UC Santa Cruz University Library, Community Archives Program, Rebecca Hernandez, $4,800 - To provide payment to community members we work with, provide scanners and hard drives to community members so they can begin scanning materials they choose.

Rise Together funds enabled me to purchase nine scanners and portable hard drives, making it possible for us to start planning workshops and information sessions. Additionally, we’re purchasing gift cards to compensate community members for participation in discussion groups. We will be using the scanners at a summer institute planned in collaboration with Film & Digital Media and Special Collections and Archives.
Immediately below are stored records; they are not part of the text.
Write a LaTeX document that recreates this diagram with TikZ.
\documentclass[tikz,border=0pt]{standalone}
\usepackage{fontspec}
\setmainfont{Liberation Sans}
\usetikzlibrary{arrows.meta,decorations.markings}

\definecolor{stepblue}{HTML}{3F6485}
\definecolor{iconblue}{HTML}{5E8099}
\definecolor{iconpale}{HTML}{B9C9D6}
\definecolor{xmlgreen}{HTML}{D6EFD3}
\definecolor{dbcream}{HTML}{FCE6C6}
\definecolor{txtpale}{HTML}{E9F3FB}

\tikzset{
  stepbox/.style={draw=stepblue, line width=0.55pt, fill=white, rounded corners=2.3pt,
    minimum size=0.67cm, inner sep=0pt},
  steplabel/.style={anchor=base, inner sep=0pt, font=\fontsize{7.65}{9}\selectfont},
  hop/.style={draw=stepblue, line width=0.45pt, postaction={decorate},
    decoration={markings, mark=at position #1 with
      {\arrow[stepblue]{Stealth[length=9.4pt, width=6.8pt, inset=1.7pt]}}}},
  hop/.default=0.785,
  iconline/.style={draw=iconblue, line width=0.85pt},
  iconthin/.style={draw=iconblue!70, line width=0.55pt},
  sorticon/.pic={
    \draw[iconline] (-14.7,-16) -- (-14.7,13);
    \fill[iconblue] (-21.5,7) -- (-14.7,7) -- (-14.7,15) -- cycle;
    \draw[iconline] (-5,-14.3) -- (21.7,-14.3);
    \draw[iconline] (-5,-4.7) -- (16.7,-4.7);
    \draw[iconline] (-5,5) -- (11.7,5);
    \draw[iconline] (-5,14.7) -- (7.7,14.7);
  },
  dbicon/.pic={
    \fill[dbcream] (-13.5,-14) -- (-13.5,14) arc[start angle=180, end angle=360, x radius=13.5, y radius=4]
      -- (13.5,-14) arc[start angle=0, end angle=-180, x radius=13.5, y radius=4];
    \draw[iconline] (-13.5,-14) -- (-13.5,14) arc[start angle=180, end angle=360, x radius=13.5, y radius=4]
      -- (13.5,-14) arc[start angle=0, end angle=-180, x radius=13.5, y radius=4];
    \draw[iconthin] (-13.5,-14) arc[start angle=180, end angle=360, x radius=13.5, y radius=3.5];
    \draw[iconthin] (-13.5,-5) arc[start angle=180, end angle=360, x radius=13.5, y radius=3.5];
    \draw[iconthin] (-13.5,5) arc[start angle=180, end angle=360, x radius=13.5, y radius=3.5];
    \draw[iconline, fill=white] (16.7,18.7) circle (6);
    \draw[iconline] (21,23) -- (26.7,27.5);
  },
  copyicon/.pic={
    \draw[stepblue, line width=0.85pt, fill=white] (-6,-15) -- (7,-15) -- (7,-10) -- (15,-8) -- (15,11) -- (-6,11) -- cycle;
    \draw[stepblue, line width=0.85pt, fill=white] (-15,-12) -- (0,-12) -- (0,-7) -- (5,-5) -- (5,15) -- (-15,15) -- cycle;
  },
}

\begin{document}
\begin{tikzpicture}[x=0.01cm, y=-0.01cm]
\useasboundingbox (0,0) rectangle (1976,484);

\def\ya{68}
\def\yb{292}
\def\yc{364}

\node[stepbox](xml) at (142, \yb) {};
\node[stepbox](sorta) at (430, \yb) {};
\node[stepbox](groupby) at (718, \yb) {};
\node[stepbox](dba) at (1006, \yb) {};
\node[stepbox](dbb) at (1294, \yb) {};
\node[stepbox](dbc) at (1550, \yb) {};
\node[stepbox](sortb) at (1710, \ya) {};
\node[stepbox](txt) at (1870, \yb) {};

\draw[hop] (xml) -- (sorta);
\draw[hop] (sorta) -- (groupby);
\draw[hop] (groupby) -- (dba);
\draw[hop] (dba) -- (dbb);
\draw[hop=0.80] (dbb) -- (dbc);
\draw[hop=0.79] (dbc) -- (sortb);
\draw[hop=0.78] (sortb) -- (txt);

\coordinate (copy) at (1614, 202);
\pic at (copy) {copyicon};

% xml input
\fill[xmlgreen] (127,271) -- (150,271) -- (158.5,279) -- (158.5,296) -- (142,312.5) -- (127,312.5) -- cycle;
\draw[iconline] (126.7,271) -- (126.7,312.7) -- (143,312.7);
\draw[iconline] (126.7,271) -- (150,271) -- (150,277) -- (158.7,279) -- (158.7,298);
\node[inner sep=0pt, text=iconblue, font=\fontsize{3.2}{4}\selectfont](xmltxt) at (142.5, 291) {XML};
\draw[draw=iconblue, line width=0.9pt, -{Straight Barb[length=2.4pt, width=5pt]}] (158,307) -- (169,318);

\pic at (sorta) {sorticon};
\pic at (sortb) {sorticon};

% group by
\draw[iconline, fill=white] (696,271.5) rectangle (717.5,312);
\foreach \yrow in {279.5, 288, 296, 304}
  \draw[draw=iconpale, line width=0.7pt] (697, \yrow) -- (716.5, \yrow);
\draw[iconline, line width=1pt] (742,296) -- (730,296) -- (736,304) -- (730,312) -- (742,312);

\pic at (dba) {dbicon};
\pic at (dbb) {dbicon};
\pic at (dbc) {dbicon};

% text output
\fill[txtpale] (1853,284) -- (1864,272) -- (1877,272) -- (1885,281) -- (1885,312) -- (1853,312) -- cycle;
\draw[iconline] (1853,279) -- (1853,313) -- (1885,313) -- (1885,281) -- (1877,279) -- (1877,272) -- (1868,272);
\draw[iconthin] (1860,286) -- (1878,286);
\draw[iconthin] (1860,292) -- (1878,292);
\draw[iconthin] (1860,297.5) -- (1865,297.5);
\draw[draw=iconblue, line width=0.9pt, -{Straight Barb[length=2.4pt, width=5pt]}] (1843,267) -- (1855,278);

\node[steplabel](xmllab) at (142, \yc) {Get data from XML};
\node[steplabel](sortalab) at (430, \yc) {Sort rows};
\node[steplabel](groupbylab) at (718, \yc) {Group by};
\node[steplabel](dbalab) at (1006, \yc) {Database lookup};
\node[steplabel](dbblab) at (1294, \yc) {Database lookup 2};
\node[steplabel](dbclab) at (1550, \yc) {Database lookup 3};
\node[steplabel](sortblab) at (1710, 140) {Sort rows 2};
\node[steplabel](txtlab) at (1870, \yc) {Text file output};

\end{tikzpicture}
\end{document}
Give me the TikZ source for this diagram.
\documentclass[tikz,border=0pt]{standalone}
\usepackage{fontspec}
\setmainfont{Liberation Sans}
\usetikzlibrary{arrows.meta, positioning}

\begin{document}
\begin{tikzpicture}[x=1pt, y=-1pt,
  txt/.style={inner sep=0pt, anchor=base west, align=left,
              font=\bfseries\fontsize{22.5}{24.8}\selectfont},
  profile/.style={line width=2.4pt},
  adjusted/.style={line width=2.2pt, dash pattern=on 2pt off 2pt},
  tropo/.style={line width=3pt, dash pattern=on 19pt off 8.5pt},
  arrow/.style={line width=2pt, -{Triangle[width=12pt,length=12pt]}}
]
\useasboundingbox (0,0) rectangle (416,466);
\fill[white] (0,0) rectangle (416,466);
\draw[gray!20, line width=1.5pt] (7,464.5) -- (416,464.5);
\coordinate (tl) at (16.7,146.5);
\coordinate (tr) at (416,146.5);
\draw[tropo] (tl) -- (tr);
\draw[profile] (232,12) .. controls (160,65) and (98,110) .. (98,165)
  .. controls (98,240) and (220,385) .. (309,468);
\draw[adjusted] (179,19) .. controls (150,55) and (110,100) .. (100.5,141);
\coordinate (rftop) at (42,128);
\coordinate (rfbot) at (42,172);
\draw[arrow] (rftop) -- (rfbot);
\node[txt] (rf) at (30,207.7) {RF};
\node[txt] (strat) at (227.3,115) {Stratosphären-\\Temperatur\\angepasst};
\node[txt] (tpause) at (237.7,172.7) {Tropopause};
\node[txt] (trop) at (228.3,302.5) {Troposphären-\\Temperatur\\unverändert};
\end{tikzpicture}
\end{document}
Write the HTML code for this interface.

WFF Cine Se Puede Fellows Past and Present with award-winning Mexico City director Carlos Perez Osorio.

Watsonville Film Festival, Consuelo Alba, $18,000 - For the Cine Se Puede Fellowship which supports a cohort of emerging Latine filmmakers at any stage of their film project for one year.

Thanks to the Rise Together grant, we are supporting four emerging filmmakers and six past fellows by providing funding, mentorship, peer to peer support and networking opportunities. Our 2023 Cine Se Puede Fellows have had day-long workshops with Hollywood screenwriter Ligiah Villalobos, Ariel winning Mexican director Carlos Perez Osorio, and Bay Area award-winning director / producer Vickie Ponce. Our current fellows are finishing their scripts and getting ready to start their pre-production plans. We will take them to the Bay Area Media Makers Summit in August to expand their horizons and networking opportunities. Our Cine Se Puede Fellows are collaborating on different projects, including a documentary film about the devastating effects of flooding and evacuations in Pajaro.